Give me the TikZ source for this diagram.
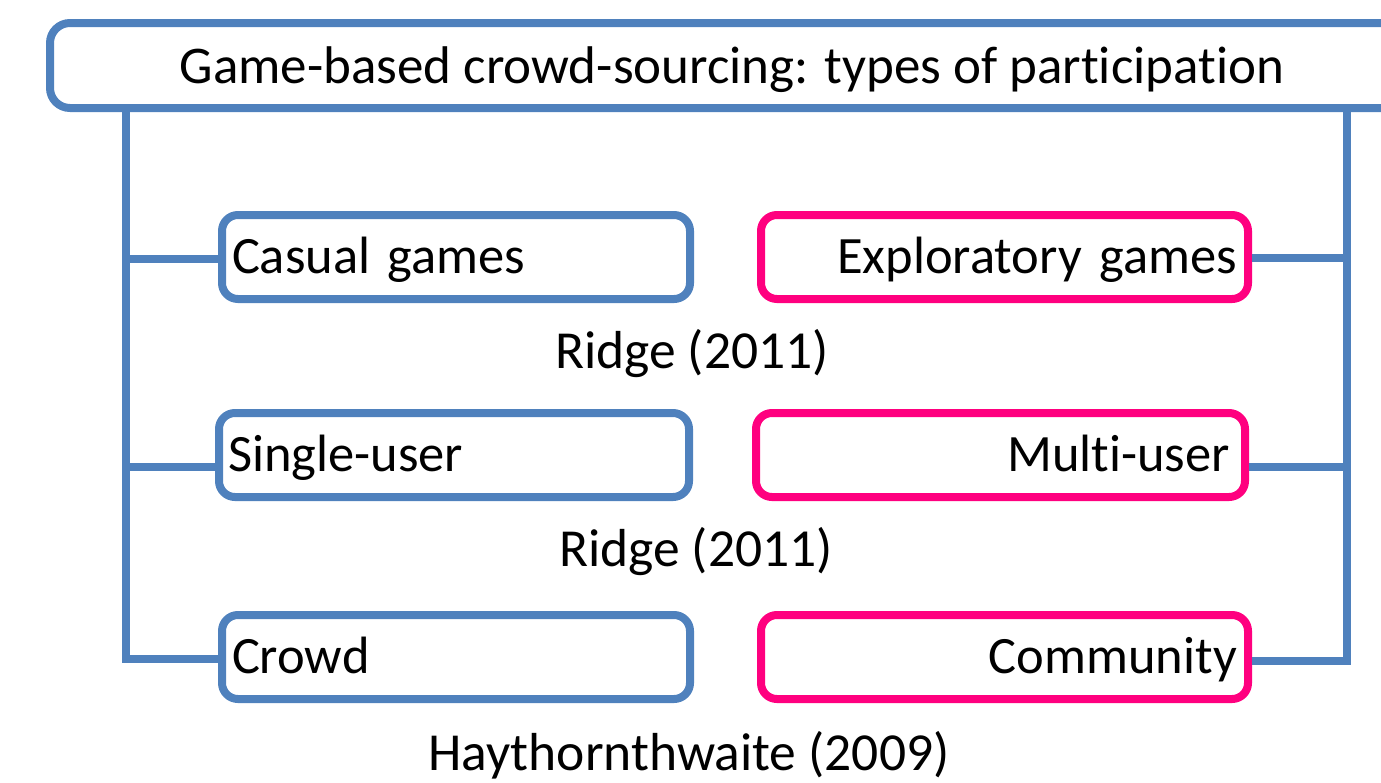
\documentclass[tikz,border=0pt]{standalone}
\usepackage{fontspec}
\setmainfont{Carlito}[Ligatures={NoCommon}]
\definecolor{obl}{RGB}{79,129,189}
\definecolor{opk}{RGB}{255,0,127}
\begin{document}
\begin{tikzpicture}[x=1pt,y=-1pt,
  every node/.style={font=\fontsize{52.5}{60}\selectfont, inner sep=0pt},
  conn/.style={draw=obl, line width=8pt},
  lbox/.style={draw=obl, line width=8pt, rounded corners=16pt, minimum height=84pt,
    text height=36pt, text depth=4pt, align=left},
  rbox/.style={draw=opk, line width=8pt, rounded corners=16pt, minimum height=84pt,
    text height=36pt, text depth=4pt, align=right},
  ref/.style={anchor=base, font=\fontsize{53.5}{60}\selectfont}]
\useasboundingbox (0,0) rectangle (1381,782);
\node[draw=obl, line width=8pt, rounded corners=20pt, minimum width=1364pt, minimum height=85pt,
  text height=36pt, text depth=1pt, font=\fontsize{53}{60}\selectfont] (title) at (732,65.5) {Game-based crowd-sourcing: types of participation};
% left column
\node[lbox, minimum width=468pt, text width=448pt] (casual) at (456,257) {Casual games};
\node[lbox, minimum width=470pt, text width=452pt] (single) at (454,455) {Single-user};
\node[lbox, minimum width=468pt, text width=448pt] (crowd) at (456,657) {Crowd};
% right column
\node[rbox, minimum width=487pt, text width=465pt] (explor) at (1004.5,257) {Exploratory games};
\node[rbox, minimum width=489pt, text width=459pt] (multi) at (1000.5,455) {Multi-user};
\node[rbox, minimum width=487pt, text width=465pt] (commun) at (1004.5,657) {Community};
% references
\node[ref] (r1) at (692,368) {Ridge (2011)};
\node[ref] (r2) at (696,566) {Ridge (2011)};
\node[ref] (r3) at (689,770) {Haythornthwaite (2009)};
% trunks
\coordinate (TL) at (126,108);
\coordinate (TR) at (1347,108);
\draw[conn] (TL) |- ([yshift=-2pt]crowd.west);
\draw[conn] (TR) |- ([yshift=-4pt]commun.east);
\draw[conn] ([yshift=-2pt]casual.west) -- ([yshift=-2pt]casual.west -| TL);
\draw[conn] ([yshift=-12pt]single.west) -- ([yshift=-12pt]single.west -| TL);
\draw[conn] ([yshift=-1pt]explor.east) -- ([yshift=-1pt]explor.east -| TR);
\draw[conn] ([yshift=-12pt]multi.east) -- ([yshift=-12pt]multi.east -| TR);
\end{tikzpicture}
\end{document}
---------------
Exercise aim
Write out the material above once more, exactly as it reads, with no pictures.

Output for this exercise
Give me the TikZ source for this diagram.
\documentclass[tikz,border=0pt]{standalone}
\usepackage{fontspec}
\setmainfont{Carlito}[Ligatures={NoCommon}]
\definecolor{obl}{RGB}{79,129,189}
\definecolor{opk}{RGB}{255,0,127}
\begin{document}
\begin{tikzpicture}[x=1pt,y=-1pt,
  every node/.style={font=\fontsize{52.5}{60}\selectfont, inner sep=0pt},
  conn/.style={draw=obl, line width=8pt},
  lbox/.style={draw=obl, line width=8pt, rounded corners=16pt, minimum height=84pt,
    text height=36pt, text depth=4pt, align=left},
  rbox/.style={draw=opk, line width=8pt, rounded corners=16pt, minimum height=84pt,
    text height=36pt, text depth=4pt, align=right},
  ref/.style={anchor=base, font=\fontsize{53.5}{60}\selectfont}]
\useasboundingbox (0,0) rectangle (1381,782);
\node[draw=obl, line width=8pt, rounded corners=20pt, minimum width=1364pt, minimum height=85pt,
  text height=36pt, text depth=1pt, font=\fontsize{53}{60}\selectfont] (title) at (732,65.5) {Game-based crowd-sourcing: types of participation};
% left column
\node[lbox, minimum width=468pt, text width=448pt] (casual) at (456,257) {Casual games};
\node[lbox, minimum width=470pt, text width=452pt] (single) at (454,455) {Single-user};
\node[lbox, minimum width=468pt, text width=448pt] (crowd) at (456,657) {Crowd};
% right column
\node[rbox, minimum width=487pt, text width=465pt] (explor) at (1004.5,257) {Exploratory games};
\node[rbox, minimum width=489pt, text width=459pt] (multi) at (1000.5,455) {Multi-user};
\node[rbox, minimum width=487pt, text width=465pt] (commun) at (1004.5,657) {Community};
% references
\node[ref] (r1) at (692,368) {Ridge (2011)};
\node[ref] (r2) at (696,566) {Ridge (2011)};
\node[ref] (r3) at (689,770) {Haythornthwaite (2009)};
% trunks
\coordinate (TL) at (126,108);
\coordinate (TR) at (1347,108);
\draw[conn] (TL) |- ([yshift=-2pt]crowd.west);
\draw[conn] (TR) |- ([yshift=-4pt]commun.east);
\draw[conn] ([yshift=-2pt]casual.west) -- ([yshift=-2pt]casual.west -| TL);
\draw[conn] ([yshift=-12pt]single.west) -- ([yshift=-12pt]single.west -| TL);
\draw[conn] ([yshift=-1pt]explor.east) -- ([yshift=-1pt]explor.east -| TR);
\draw[conn] ([yshift=-12pt]multi.east) -- ([yshift=-12pt]multi.east -| TR);
\end{tikzpicture}
\end{document}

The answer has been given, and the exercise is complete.